The new program is funded through a Trade Adjustment Assistance Community College and Career Training grant the college received two years ago, grant administrator Dawn Stone said. A drone is an unmanned aerial vehicle often used to take photos or video. To use them for commercial purposes people must have a license.
Smith was one of seven teachers who took the class late last fall semester during a four week period.
“All I did was study, study, study to take the test,” Smith said. “(The test’s) done on computer; you have resource materials you have to use. There is some interpreting navigational charts, data charts for multipliers on the aircraft. It’s very involved.”
The most difficult part about the class, Smith said, was learning it well enough to be proficient.
Smith hopes more students learn about how these drone skill can benefit their careers.
He said he expects drone technology to be used in many various career fields in 10 years.
“These students, they could be on the forefront in bringing the technology to the employer,” Stone said.
ACC instructor Brian Dawson leads the class and is certified himself.
“We did incorporate the hands-on part of it,” Dawson said. “That’s one of the most important of the course.”
Smith attributes his success to Dawson’s instruction.

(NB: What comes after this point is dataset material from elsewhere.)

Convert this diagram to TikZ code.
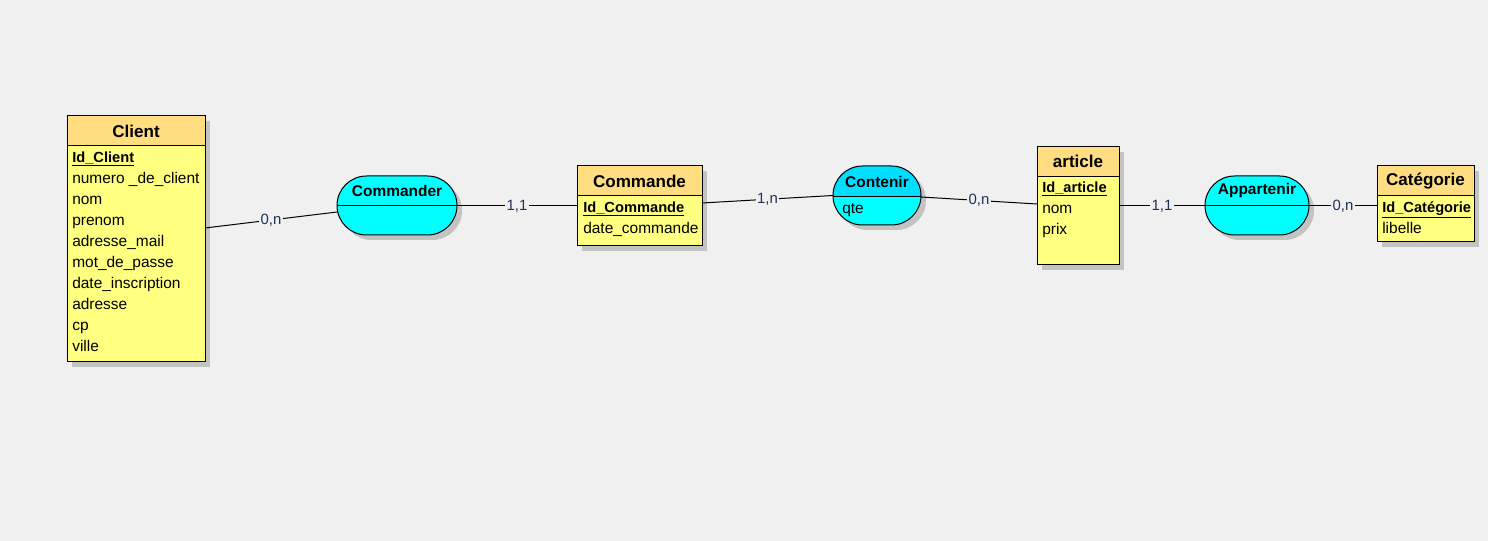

“He really knows how to use the resources and materials in the course,” Smith said. “If someone thinks they can just get a license without the course … they would have a hard time.”
Stone said right now the only cost to students is for the book and the test fee. She said eventually it will open up to the public, in which there will be a fee associated with the course.
“This is really a starting point with the utilities,” Stone said. “Start with the utilities and expand from there and offer them to the public.”